Franco assumiu o posto de diretor geral do Brasil em 2021 e, desde então, a empresa tomou a decisão de focar no mercado sucroenergético. Ele explica que a característica física do canavial traz uma dificuldade de fazer amostras e é aí que a tecnologia de captura de imagem com alta resolução pode fazer grande diferença.
“O serviço começou a ter interesse de grandes empresas como Raízen, Bunge BP e Biosev e começamos a criar uma robustez e produtos mais customizados”, explicou.
Segundo ele, diferentemente do americano, o agricultor brasileiro ainda não tem o hábito de comprar serviços dos distribuidores, e sim produtos.
Já o setor sucroenergético usa esses serviços de forma mais intensa e essa maturação, segundo ele, foi fundamental para a definição do foco de atuação.
De 2017 pra cá, a Taranis cresceu 300% no Brasil, segundo o executivo.
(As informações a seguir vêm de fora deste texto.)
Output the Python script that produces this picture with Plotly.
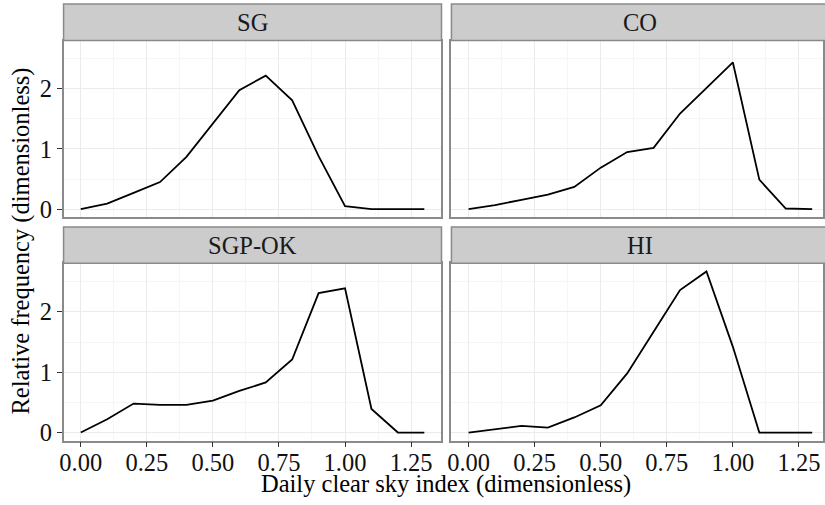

Nos Estados Unidos, onde está o centro de operações, o crescimento foi de 600% no mesmo intervalo.
Com mais de 100 funcionários ao redor do mundo, Franco disse que a empresa globalmente pode fornecer mais de 1,1 milhão de insights por safra com seu monitoramento. Em área, hoje a empresa cobre algo em torno de 2,5 milhões de hectares.
Na safra 2023/24, Franco afirmou que a cobertura brasileira ficará em mais de 500 mil hectares.
Aportes robustos de gente robusta
O interesse dos investidores pela empresa tem crescido junto. Dos US$ 100 milhões captados em rodadas de investimento, 40% aconteceram em uma rodada de Série D, em setembro do ano passado.
Esse aporte mais recente foi liderado pela Inven Capital, um fundo europeu focado em tecnologia climática, com participação de novos investidores como Seraphim Space Investment Trust e Farglory Group.
Na série A, da qual a Mindset Ventures participou, a empresa levantou US$ 7,5 milhões, numa rodada que contou com a Microsoft.
Quando estava em estágio inicial, a Taranis recebeu investimento da Acelera Partners, holding de investimentos em startups também apoiada pela Microsoft. Nessa época, recebeu aportes também da SalesForce.
Na Serie B, recebeu US$ 20 milhões e contou com a Nutrien e a Sumitomo. Já na série C, foram mais US$ 30 milhões, com apoio de grupos como a Vertex Growth – uma afiliada do fundo soberano de Cingapura – e a Hitachi, japonesa global de tecnologia focada em aparelhos de climatização.